One major blow the pandemic dealt to global economy is the sharp drop in crude oil price. Nigeria being a mono-product export economy (Crude oil) is among the worst-hit nations.
Aside price drop, there was a global glut in crude supply necessitating OPEC and OPEC+ nations to agree to cut in crude production. Nigeria’s production slumped from 2.3 million barrels per day to 1.4 million. The direct translation is low revenue for all tiers of government.
The lockdown arising from the pandemic also meant that commercial activities were shut down. This gravely affected internally-generated revenue in Delta as it did in other states. And when you consider that Delta budget had to be reviewed downward by N113 billion (28 percent slash), then you get the sense in the government introducing interim fiscal measures to sustain public expenditure, meet overhead and personnel expenditure obligation as well as sustain financing of capital projects.
Governor Okowa in his avowal to bequeath a stronger Delta has embarked on many critical infrastructure projects. He was bullish with road construction and sundry infrastructural development in his first term including building roads in far-flung islands in the state; constructing bridges to link hitherto isolated littoral communities.
He even earned the moniker Road Master as a testament of his peerless effort in road construction. He has continued on the same path this term, matching his dream of a stronger Delta with infrastructural development in education, healthcare, housing and agriculture.
His devotion to build human capital through skills acquisition, cognitive education and technical empowerment meant that the state would keep sustaining its spend on capital projects. It means also that the state would have to adjust its spend on personnel cost.

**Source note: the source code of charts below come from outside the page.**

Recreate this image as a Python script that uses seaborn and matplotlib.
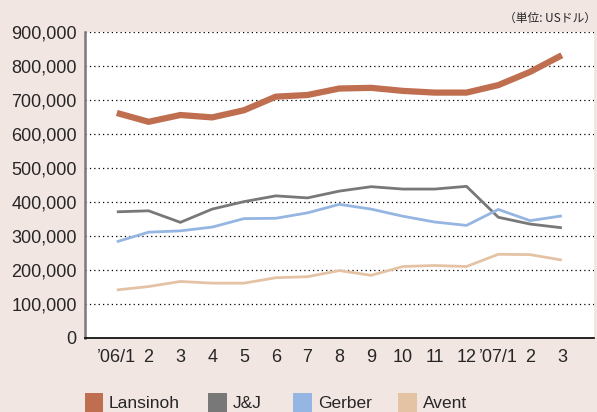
import pandas as pd
import matplotlib.pyplot as plt
import seaborn as sns
from matplotlib.patches import Rectangle

# Data (US dollars, monthly)
months = ["’06/1", "2", "3", "4", "5", "6", "7", "8", "9", "10", "11", "12", "’07/1", "2", "3"]
lansinoh = [662000, 636000, 656000, 649000, 670000, 710000, 715000, 734000, 736000, 727000, 722000, 722000, 744000, 783000, 832000]
jnj = [371000, 374000, 340000, 379000, 401000, 418000, 412000, 432000, 445000, 438000, 438000, 446000, 355000, 335000, 324000]
gerber = [283000, 311000, 315000, 326000, 351000, 352000, 368000, 393000, 379000, 358000, 341000, 331000, 378000, 345000, 359000]
avent = [141000, 151000, 166000, 161000, 161000, 177000, 180000, 198000, 184000, 210000, 213000, 210000, 246000, 245000, 229000]

brands = ["Lansinoh", "J&J", "Gerber", "Avent"]
colors = {"Lansinoh": "#bf6e50", "J&J": "#787878", "Gerber": "#95b5e2", "Avent": "#e4c3a5"}
widths = {"Lansinoh": 4.5, "J&J": 2.0, "Gerber": 2.0, "Avent": 2.0}

rows = []
for name, vals in zip(brands, [lansinoh, jnj, gerber, avent]):
    for i, v in enumerate(vals):
        rows.append({"idx": i, "value": v, "brand": name})
df = pd.DataFrame(rows)

sns.set_style("white")
plt.rcParams["font.family"] = ["Liberation Sans", "Noto Sans CJK JP", "DejaVu Sans"]

bg = "#f2e6e3"
fig = plt.figure(figsize=(5.97, 4.12), dpi=100, facecolor=bg)
ax = fig.add_axes([0.1424, 0.18, 0.852, 0.742])
ax.set_facecolor("white")

for name in brands:
    sns.lineplot(data=df[df["brand"] == name], x="idx", y="value", color=colors[name],
                 linewidth=widths[name], ax=ax, legend=False)
for line in ax.get_lines():
    line.set_solid_capstyle("butt")
    line.set_solid_joinstyle("miter")

ax.set_xlim(-1, 15)
ax.set_ylim(0, 900000)
ax.set_yticks(range(0, 900001, 100000))
ax.set_yticklabels([f"{v:,}" for v in range(0, 900001, 100000)], fontsize=13)
ax.set_xticks(range(len(months)))
ax.set_xticklabels(months, fontsize=13)
ax.tick_params(axis="y", length=0, pad=6)
ax.tick_params(axis="x", length=0, pad=8)
ax.set_xlabel("")
ax.set_ylabel("")

for v in range(100000, 900001, 100000):
    ax.axhline(v, color="black", linestyle=(0, (1, 2.5)), linewidth=0.9, zorder=0)

for s in ["top", "right"]:
    ax.spines[s].set_visible(False)
ax.spines["left"].set_color("#7a7a7a")
ax.spines["left"].set_linewidth(1.8)
ax.spines["bottom"].set_color("black")
ax.spines["bottom"].set_linewidth(1.2)

fig.text(0.998, 0.955, "（単位: USドル）", ha="right", va="center", fontsize=8.5,
         family=["Noto Sans CJK JP", "DejaVu Sans"])

# legend row at the bottom
W, H = 597, 412
patch_x = [85, 208, 293, 398]
text_x = [109, 233, 318, 423]
for name, px, tx in zip(brands, patch_x, text_x):
    fig.patches.append(Rectangle((px / W, 0), 18.5 / W, 19 / H, transform=fig.transFigure,
                                 facecolor=colors[name], edgecolor="none"))
    fig.text(tx / W, 1 - 403 / H, name, ha="left", va="center", fontsize=12.5)

fig.savefig("out.png", dpi=100, facecolor=bg)
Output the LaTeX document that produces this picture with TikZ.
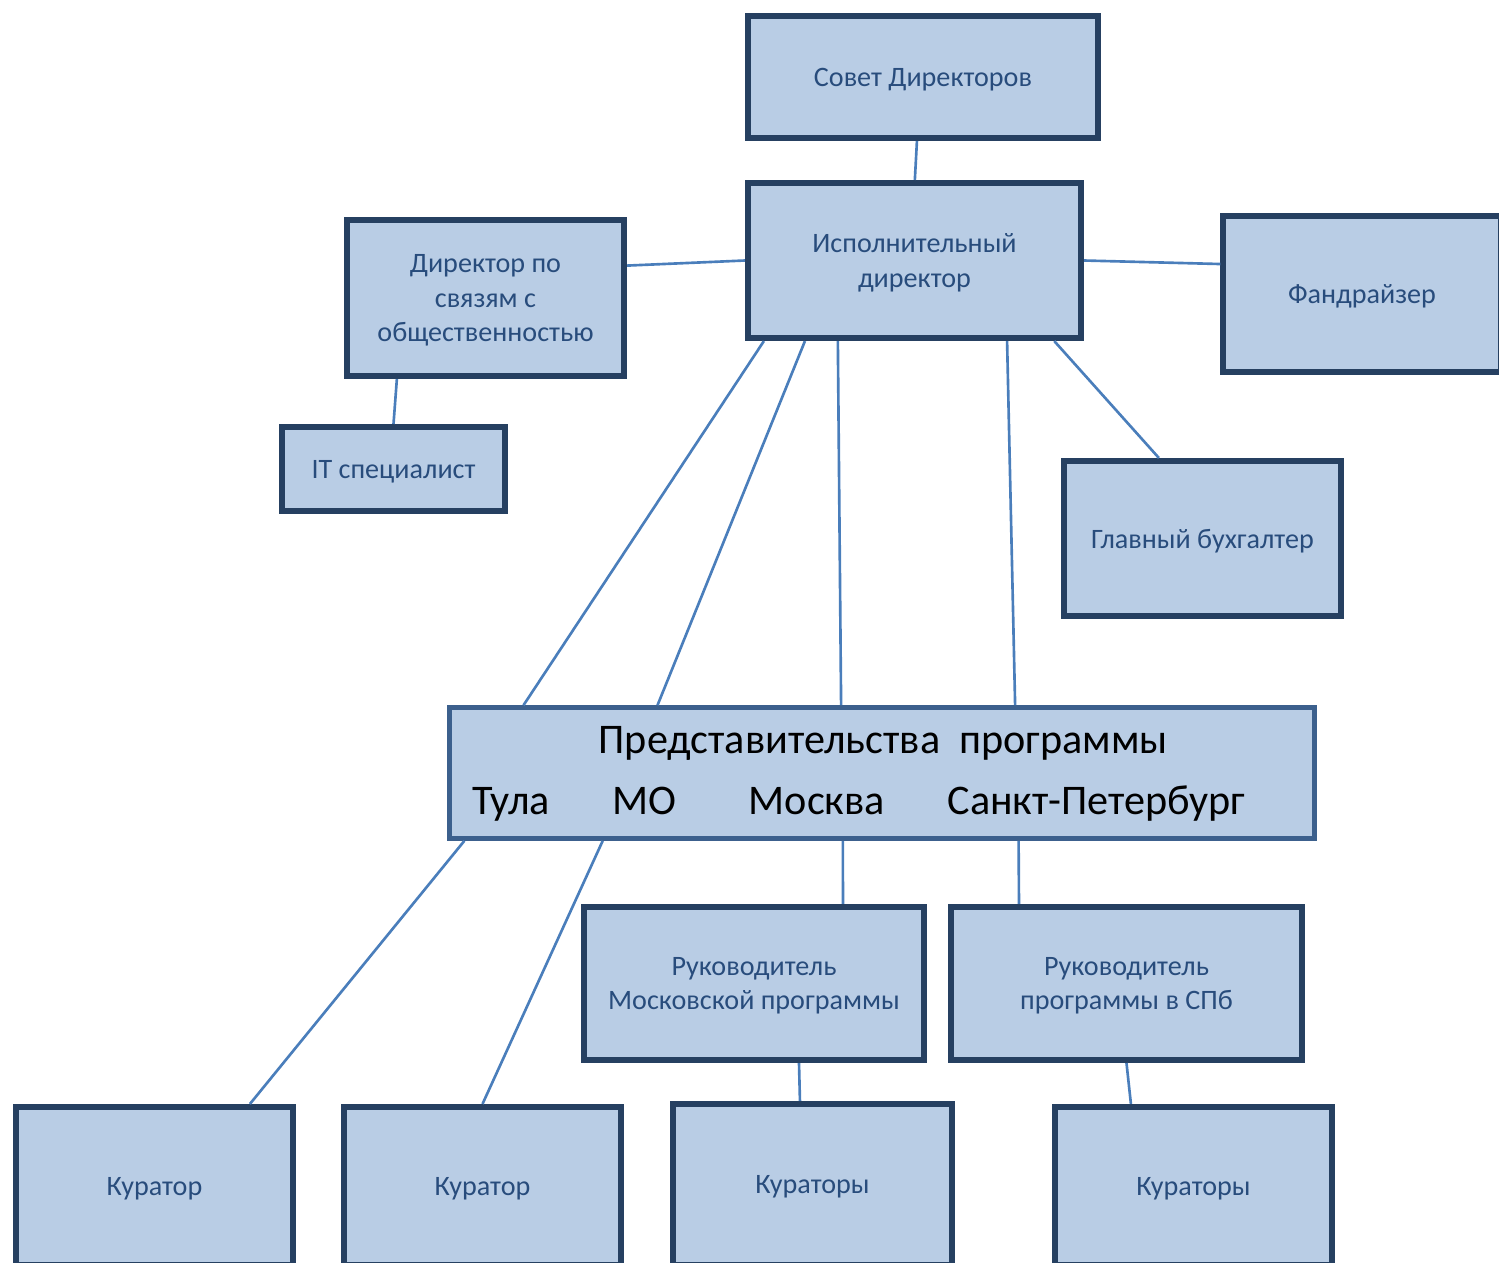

It’s a tough decision but it is one chiefly in the interest of the people. This is the time leaders would lean on their public finance management skills. Okowa is doing just that. The good thing is that this is not forever. It’s for a period of six months. And it does not affect low-income staff below Grade Level seven.
Again, it’s a decision that was not thrust down the throat of the civil servants. The government applied emotional intelligence and got organized labour involved. This makes the burden lighter. The people knew why they had to make the sacrifice. They also got the assurance that it was for a period of six months.
Governor Okowa, popularly called Ekwueme (Promise Keeper) by Deltans has led an administration that is firmly committed to the welfare of its workforce and interest of residents of the state. The quest to make good medicare accessible to all irrespective of age and gender stands Okowa out among the pantheon of governors.
Over the years, he has demonstrated this commitment to people’s welfare by making Delta one of the few states in the federation to have timeously and fully implemented the new minimum wage which became operational in November 2019.
Deltans attest to Okowa’s humanity in more ways than one. He has consistently demonstrated that his social contract was with the people of Delta and he’s working hard to make the state a better place for all.
Therefore, the wage review, albeit a painful and difficult decision, should be seen for what it is: an inevitable and necessary recipe to keep the state afloat at these times. A good leader knows where to take his people.
In doing so, he may take some hard decisions but at the end, it is the people who profit from such tough decisions. The funds to be mopped up during this six months will speak good for the people of Delta State. And that is leadership.